For many supporters of decentralized finance, this shift is one of the most compelling aspects of the model.
Why These Problems Matter Beyond Technology

The most important insight is that these five issues affect more than convenience.
High costs, limited access, fragmented systems, and lack of transparency can influence economic growth and opportunity. When promising ideas cannot access financing, when financial participation remains restricted, or when friction increases costs throughout the system, the effects extend beyond individual users.
This is why discussions about DeFi are ultimately discussions about financial infrastructure. The technology matters because of the problems it attempts to address.
FAQ
- DeFi: Short for decentralized finance, a system of financial applications built on blockchain networks.
- Interoperability: The ability of different systems or applications to work together and exchange information effectively.

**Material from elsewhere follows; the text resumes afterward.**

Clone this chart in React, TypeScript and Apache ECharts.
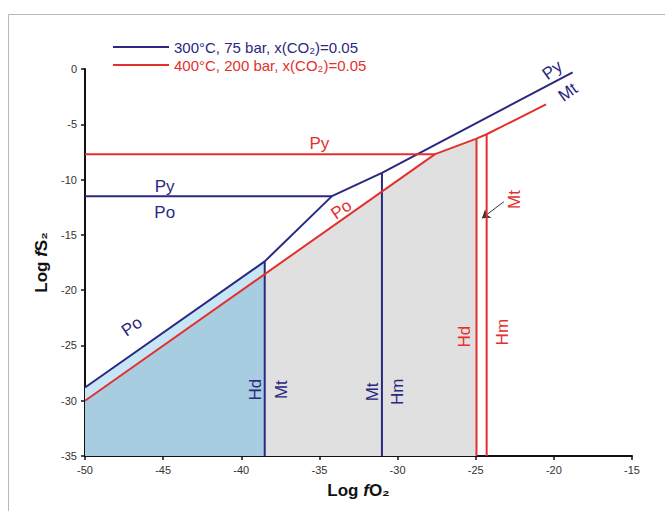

- Transparency: The degree to which information, transactions, and operations are visible and understandable.
- Financial Infrastructure: The underlying systems and services that support financial activity.
- Centralized Control: A structure where decision-making authority is concentrated within specific organizations or institutions.
- Opacity: A lack of visibility into how systems, decisions, or processes operate.
When evaluating any DeFi project, I find it useful to start with a simple question: which of these five problems is it actually trying to solve? The clearest way to judge the value of decentralized finance is not by the technology itself, but by whether it meaningfully reduces the financial friction that motivated its creation.